• **PROBLEM DESCRIPTION**
Set down each line of the material that follows, exactly, with no pictures.

• **DATA EXCERPT**

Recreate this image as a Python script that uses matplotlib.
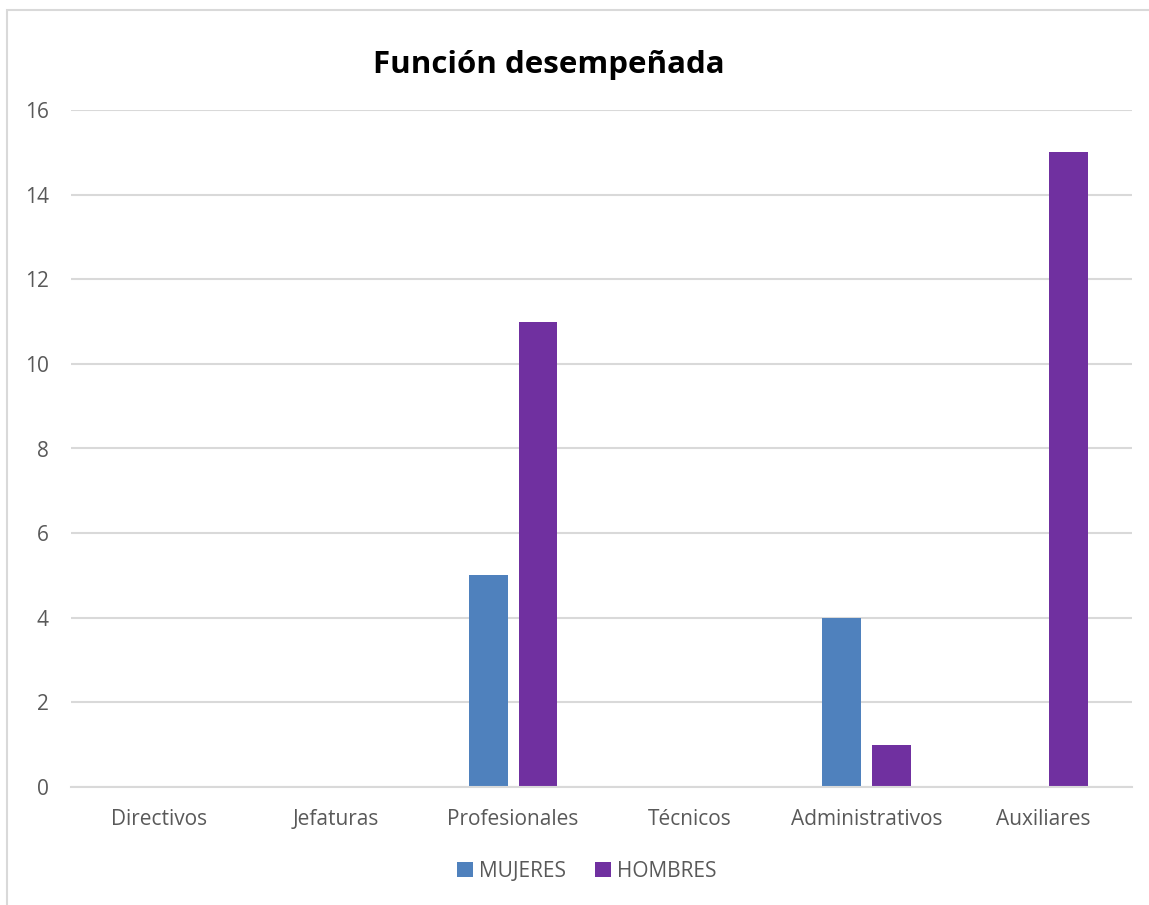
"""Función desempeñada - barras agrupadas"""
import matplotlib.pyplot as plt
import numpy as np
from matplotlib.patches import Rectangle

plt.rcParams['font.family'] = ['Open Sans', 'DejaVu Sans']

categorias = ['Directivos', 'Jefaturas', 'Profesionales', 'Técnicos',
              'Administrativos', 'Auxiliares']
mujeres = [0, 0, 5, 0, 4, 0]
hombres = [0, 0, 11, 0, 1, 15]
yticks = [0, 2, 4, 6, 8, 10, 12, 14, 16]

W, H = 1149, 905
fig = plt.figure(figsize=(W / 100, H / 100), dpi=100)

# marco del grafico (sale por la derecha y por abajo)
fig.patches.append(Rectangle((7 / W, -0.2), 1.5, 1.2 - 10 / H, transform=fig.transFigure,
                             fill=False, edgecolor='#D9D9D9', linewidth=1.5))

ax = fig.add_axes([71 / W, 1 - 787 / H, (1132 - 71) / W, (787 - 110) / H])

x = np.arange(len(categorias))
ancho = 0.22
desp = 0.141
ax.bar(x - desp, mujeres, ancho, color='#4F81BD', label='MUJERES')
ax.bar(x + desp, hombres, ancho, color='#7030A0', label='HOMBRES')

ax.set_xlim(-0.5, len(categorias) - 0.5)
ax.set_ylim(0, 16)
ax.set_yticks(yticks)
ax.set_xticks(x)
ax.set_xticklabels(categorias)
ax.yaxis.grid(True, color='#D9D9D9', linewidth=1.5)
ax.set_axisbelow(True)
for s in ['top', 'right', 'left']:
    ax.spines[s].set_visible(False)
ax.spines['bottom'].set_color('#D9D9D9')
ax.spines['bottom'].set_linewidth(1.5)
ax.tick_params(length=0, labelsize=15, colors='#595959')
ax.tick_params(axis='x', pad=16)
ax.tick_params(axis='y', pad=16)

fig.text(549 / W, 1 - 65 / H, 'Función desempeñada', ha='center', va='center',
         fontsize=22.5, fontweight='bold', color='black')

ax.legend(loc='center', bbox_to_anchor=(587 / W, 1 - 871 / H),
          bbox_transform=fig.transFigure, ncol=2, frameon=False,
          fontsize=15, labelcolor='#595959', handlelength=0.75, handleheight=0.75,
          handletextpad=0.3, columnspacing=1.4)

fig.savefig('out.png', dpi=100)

• **WORKED SOLUTION**
Recreate this image as a Python script that uses matplotlib.
"""Función desempeñada - barras agrupadas"""
import matplotlib.pyplot as plt
import numpy as np
from matplotlib.patches import Rectangle

plt.rcParams['font.family'] = ['Open Sans', 'DejaVu Sans']

categorias = ['Directivos', 'Jefaturas', 'Profesionales', 'Técnicos',
              'Administrativos', 'Auxiliares']
mujeres = [0, 0, 5, 0, 4, 0]
hombres = [0, 0, 11, 0, 1, 15]
yticks = [0, 2, 4, 6, 8, 10, 12, 14, 16]

W, H = 1149, 905
fig = plt.figure(figsize=(W / 100, H / 100), dpi=100)

# marco del grafico (sale por la derecha y por abajo)
fig.patches.append(Rectangle((7 / W, -0.2), 1.5, 1.2 - 10 / H, transform=fig.transFigure,
                             fill=False, edgecolor='#D9D9D9', linewidth=1.5))

ax = fig.add_axes([71 / W, 1 - 787 / H, (1132 - 71) / W, (787 - 110) / H])

x = np.arange(len(categorias))
ancho = 0.22
desp = 0.141
ax.bar(x - desp, mujeres, ancho, color='#4F81BD', label='MUJERES')
ax.bar(x + desp, hombres, ancho, color='#7030A0', label='HOMBRES')

ax.set_xlim(-0.5, len(categorias) - 0.5)
ax.set_ylim(0, 16)
ax.set_yticks(yticks)
ax.set_xticks(x)
ax.set_xticklabels(categorias)
ax.yaxis.grid(True, color='#D9D9D9', linewidth=1.5)
ax.set_axisbelow(True)
for s in ['top', 'right', 'left']:
    ax.spines[s].set_visible(False)
ax.spines['bottom'].set_color('#D9D9D9')
ax.spines['bottom'].set_linewidth(1.5)
ax.tick_params(length=0, labelsize=15, colors='#595959')
ax.tick_params(axis='x', pad=16)
ax.tick_params(axis='y', pad=16)

fig.text(549 / W, 1 - 65 / H, 'Función desempeñada', ha='center', va='center',
         fontsize=22.5, fontweight='bold', color='black')

ax.legend(loc='center', bbox_to_anchor=(587 / W, 1 - 871 / H),
          bbox_transform=fig.transFigure, ncol=2, frameon=False,
          fontsize=15, labelcolor='#595959', handlelength=0.75, handleheight=0.75,
          handletextpad=0.3, columnspacing=1.4)

fig.savefig('out.png', dpi=100)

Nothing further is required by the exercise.